(Records from a collection)
━━━━━━━━━━━━━━━━━━━━━━━━━━━━━━

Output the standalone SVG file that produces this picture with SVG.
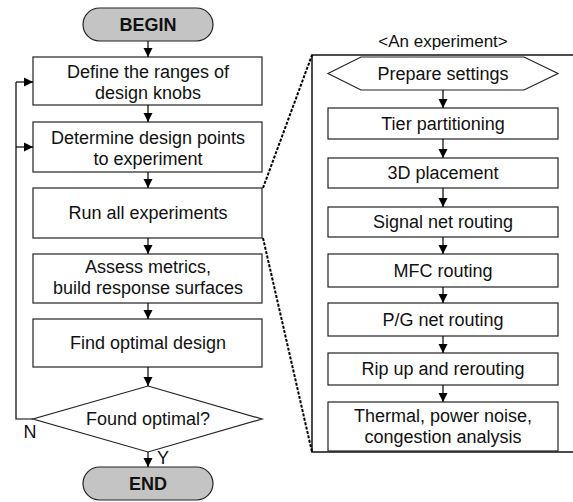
<svg xmlns="http://www.w3.org/2000/svg" width="573" height="502" viewBox="0 0 573 502">
  <defs>
    <marker id="arrow" markerWidth="10" markerHeight="10" refX="9" refY="5" orient="auto" markerUnits="userSpaceOnUse">
      <path d="M0,0.5 L9,5 L0,9.5 Z" fill="#000"/>
    </marker>
    <style>
      .box { fill: #fff; stroke: #222; stroke-width: 1.2; }
      .term { fill: #c4c4c4; stroke: #222; stroke-width: 1.2; }
      .lbl { font-family: "Liberation Sans", Arial, sans-serif; font-size: 18px; fill: #111; text-anchor: middle; }
      .bold { font-weight: bold; }
      .small { font-size: 17px; }
      .link { fill: none; stroke: #000; stroke-width: 1.2; marker-end: url(#arrow); }
      .line { fill: none; stroke: #000; stroke-width: 1.2; }
      .frame { fill: none; stroke: #111; stroke-width: 1.5; }
      .dash { fill: none; stroke: #000; stroke-width: 2; stroke-dasharray: 3 1.5; }
    </style>
  </defs>

  <!-- main flow -->
  <g id="begin">
    <rect class="term" x="83" y="8" width="130" height="33" rx="16.5"/>
    <text class="lbl bold" x="148" y="31">BEGIN</text>
  </g>
  <g id="define-ranges">
    <rect class="box" x="33" y="57" width="229" height="48"/>
    <text class="lbl" x="148" y="78">Define the ranges of</text>
    <text class="lbl" x="148" y="99">design knobs</text>
  </g>
  <g id="design-points">
    <rect class="box" x="33" y="122" width="229" height="50"/>
    <text class="lbl" x="148" y="144">Determine design points</text>
    <text class="lbl" x="148" y="165">to experiment</text>
  </g>
  <g id="run-experiments">
    <rect class="box" x="33" y="188" width="229" height="50"/>
    <text class="lbl" x="148" y="219">Run all experiments</text>
  </g>
  <g id="assess-metrics">
    <rect class="box" x="33" y="254" width="229" height="49"/>
    <text class="lbl" x="148" y="273">Assess metrics,</text>
    <text class="lbl" x="148" y="294">build response surfaces</text>
  </g>
  <g id="find-optimal">
    <rect class="box" x="33" y="319" width="229" height="48"/>
    <text class="lbl" x="148" y="349">Find optimal design</text>
  </g>
  <g id="found-optimal">
    <polygon class="box" points="148,386 262,419 148,452 33,419"/>
    <text class="lbl" x="148" y="425">Found optimal?</text>
  </g>
  <g id="end">
    <rect class="term" x="83" y="467" width="130" height="33" rx="16.5"/>
    <text class="lbl bold" x="148" y="490">END</text>
  </g>

  <!-- experiment detail panel -->
  <g id="experiment-panel">
    <text class="lbl small" x="443" y="47">&lt;An experiment&gt;</text>
    <path class="frame" d="M573,55 H312 V452 H573"/>
  </g>
  <g id="prepare-settings">
    <polygon class="box" points="328,73.5 361,57 524,57 558,73.5 524,90 361,90"/>
    <text class="lbl" x="443" y="80">Prepare settings</text>
  </g>
  <g id="tier-partitioning">
    <rect class="box" x="328" y="108" width="230" height="31"/>
    <text class="lbl" x="443" y="130">Tier partitioning</text>
  </g>
  <g id="placement-3d">
    <rect class="box" x="328" y="158" width="230" height="30"/>
    <text class="lbl" x="443" y="179">3D placement</text>
  </g>
  <g id="signal-routing">
    <rect class="box" x="328" y="207" width="230" height="30"/>
    <text class="lbl" x="443" y="228">Signal net routing</text>
  </g>
  <g id="mfc-routing">
    <rect class="box" x="328" y="254" width="230" height="33"/>
    <text class="lbl" x="443" y="277">MFC routing</text>
  </g>
  <g id="pg-routing">
    <rect class="box" x="328" y="303" width="230" height="33"/>
    <text class="lbl" x="443" y="326">P/G net routing</text>
  </g>
  <g id="rip-up">
    <rect class="box" x="328" y="353" width="230" height="32"/>
    <text class="lbl" x="443" y="375">Rip up and rerouting</text>
  </g>
  <g id="analysis">
    <rect class="box" x="328" y="402" width="230" height="49"/>
    <text class="lbl" x="443" y="422">Thermal, power noise,</text>
    <text class="lbl" x="443" y="443">congestion analysis</text>
  </g>

  <!-- connectors -->
  <g id="connectors">
    <line class="link" x1="148" y1="41" x2="148" y2="57"/>
    <line class="link" x1="148" y1="105" x2="148" y2="122"/>
    <line class="link" x1="148" y1="172" x2="148" y2="188"/>
    <line class="link" x1="148" y1="238" x2="148" y2="254"/>
    <line class="link" x1="148" y1="303" x2="148" y2="319"/>
    <line class="link" x1="148" y1="367" x2="148" y2="386"/>
    <line class="link" x1="148" y1="452" x2="148" y2="467"/>

    <!-- N loop back -->
    <polyline class="line" points="33,419 16,419 16,82"/>
    <line class="link" x1="16" y1="82" x2="33" y2="82"/>
    <line class="link" x1="16" y1="147" x2="33" y2="147"/>
    <text class="lbl" x="30" y="438">N</text>
    <text class="lbl" x="163" y="464">Y</text>

    <!-- experiment steps -->
    <line class="link" x1="443" y1="90" x2="443" y2="108"/>
    <line class="link" x1="443" y1="139" x2="443" y2="158"/>
    <line class="link" x1="443" y1="188" x2="443" y2="207"/>
    <line class="link" x1="443" y1="237" x2="443" y2="254"/>
    <line class="link" x1="443" y1="287" x2="443" y2="303"/>
    <line class="link" x1="443" y1="336" x2="443" y2="353"/>
    <line class="link" x1="443" y1="385" x2="443" y2="402"/>

    <!-- zoom lines to the panel -->
    <line class="dash" x1="263" y1="188" x2="312" y2="55"/>
    <line class="dash" x1="263" y1="238" x2="312" y2="452"/>
  </g>
</svg>
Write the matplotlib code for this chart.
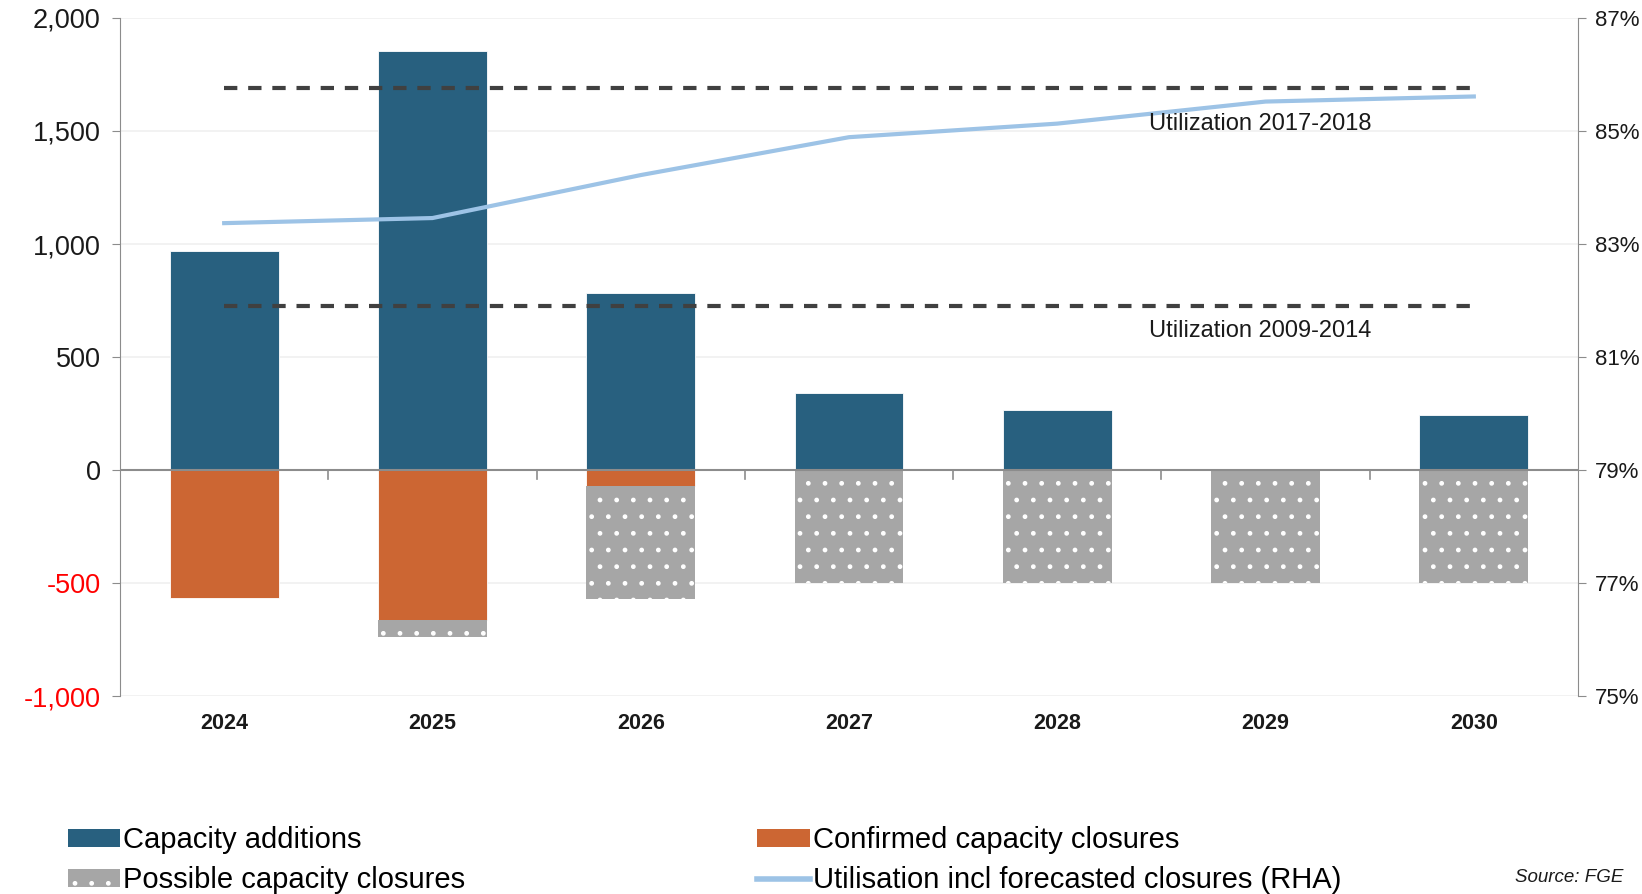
import matplotlib.pyplot as plt
import matplotlib.patches as mpatches
from matplotlib.lines import Line2D
from matplotlib.ticker import FuncFormatter, MultipleLocator

plt.rcParams['font.family'] = ['Liberation Sans', 'DejaVu Sans']
plt.rcParams['hatch.linewidth'] = 1.0

# ─── Data ──────────────────────────────────────────────────────────────────
years = ['2024', '2025', '2026', '2027', '2028', '2029', '2030']
additions = [970, 1855, 785, 340, 265, 0, 245]
confirmed = [-565, -662, -70, 0, 0, 0, 0]
possible = [0, -75, -500, -500, -500, -500, -500]
utilisation = [83.37, 83.46, 84.22, 84.89, 85.13, 85.52, 85.61]   # % (RHA)
util_2017_2018 = 85.76
util_2009_2014 = 81.90
util_ticks = [75, 77, 79, 81, 83, 85, 87]

# ─── Colours ───────────────────────────────────────────────────────────────
C_ADD = '#28607F'
C_CONF = '#CC6633'
C_POSS = '#A6A6A6'
C_LINE = '#9DC3E6'
C_DASH = '#404040'
C_AXIS = '#8C8C8C'
C_GRID = '#F0F0F0'

fig = plt.figure(figsize=(16.42, 8.94), dpi=100)
ax = fig.add_axes([0.0731, 0.221, 0.8879, 0.759])
x = list(range(len(years)))
w = 0.523

ax.bar(x, additions, w, color=C_ADD, edgecolor='white', lw=0.6, zorder=3)
ax.bar(x, confirmed, w, color=C_CONF, edgecolor='white', lw=0.6, zorder=3)
ax.bar(x, possible, w, bottom=confirmed, color=C_POSS, edgecolor='white',
       hatch='.', lw=0, zorder=3)

ax.set_xlim(-0.5, len(years) - 0.5)
ax.set_ylim(-1000, 2000)
ax.yaxis.set_major_locator(MultipleLocator(500))
ax.yaxis.set_major_formatter(FuncFormatter(lambda v, p: f'{v:,.0f}'))
ax.grid(axis='y', color=C_GRID, lw=1.2, zorder=0)
ax.axhline(0, color=C_AXIS, lw=1.5, zorder=4)

for s in ['top', 'right', 'bottom']:
    ax.spines[s].set_visible(False)
ax.spines['left'].set_color(C_AXIS)
ax.tick_params(axis='y', labelsize=19.5, colors=C_AXIS, labelcolor='#1A1A1A',
               length=6, pad=8)
for lbl, v in zip(ax.get_yticklabels(), ax.get_yticks()):
    if v < 0:
        lbl.set_color('red')

# category labels below the plot, boundary ticks hanging from the zero line
ax.set_xticks(x)
ax.set_xticklabels(years, fontsize=15.5, fontweight='bold', color='#1A1A1A')
ax.tick_params(axis='x', length=0, pad=12)
for b in range(1, len(years)):
    ax.plot([b - 0.5, b - 0.5], [0, -40], color=C_AXIS, lw=1.2, zorder=4)

# ─── Right axis: utilisation ───────────────────────────────────────────────
ax2 = ax.twinx()
ax2.set_ylim(util_ticks[0], util_ticks[-1])
ax2.set_yticks(util_ticks)
ax2.yaxis.set_major_formatter(FuncFormatter(lambda v, p: f'{v:.0f}%'))
for s in ['top', 'left', 'bottom']:
    ax2.spines[s].set_visible(False)
ax2.spines['right'].set_color(C_AXIS)
ax2.tick_params(axis='y', labelsize=16, colors=C_AXIS, labelcolor='#1A1A1A',
                length=6, pad=6)

ax2.plot(x, utilisation, color=C_LINE, lw=3, zorder=5)
ax2.plot([x[0], x[-1]], [util_2017_2018] * 2, color=C_DASH, lw=3,
         dashes=(3.2, 2.6), zorder=5)
ax2.plot([x[0], x[-1]], [util_2009_2014] * 2, color=C_DASH, lw=3,
         dashes=(3.2, 2.6), zorder=5)
ax2.text(4.44, 85.12, 'Utilization 2017-2018', fontsize=17, color='#1A1A1A',
         ha='left', va='center', zorder=6)
ax2.text(4.44, 81.47, 'Utilization 2009-2014', fontsize=17, color='#1A1A1A',
         ha='left', va='center', zorder=6)

# ─── Legend ────────────────────────────────────────────────────────────────
handles = [
    mpatches.Patch(facecolor=C_ADD, edgecolor='none', label='Capacity additions'),
    mpatches.Patch(facecolor=C_POSS, edgecolor='white', hatch='.', lw=0,
                   label='Possible capacity closures'),
    mpatches.Patch(facecolor=C_CONF, edgecolor='none',
                   label='Confirmed capacity closures'),
    Line2D([], [], color=C_LINE, lw=4,
           label='Utilisation incl forecasted closures (RHA)'),
]
fig.legend(handles=handles, ncol=2, loc='upper left',
           bbox_to_anchor=(0.0414, 0.076), frameon=False, fontsize=21,
           handlelength=1.8, handleheight=0.6, handletextpad=0.1,
           columnspacing=10.0, labelspacing=0.42, borderpad=0,
           borderaxespad=0)

fig.text(0.9885, 0.0183, 'Source: FGE', fontsize=13.5, style='italic',
         ha='right', va='center', color='#1A1A1A')

fig.savefig('out.png', dpi=100, facecolor='white')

━━━━━━━━━━━━━━━━━━━━━━━━━━━━━━

Aim of the exercise
Only the lines from the one containing "Write the matplotlib code for this chart." down to the one containing "from matplotlib.ticker import" should be copied, exactly and with both ends kept. Drop the pictures.

Answer for the task
Write the matplotlib code for this chart.
import matplotlib.pyplot as plt
import matplotlib.patches as mpatches
from matplotlib.lines import Line2D
from matplotlib.ticker import FuncFormatter, MultipleLocator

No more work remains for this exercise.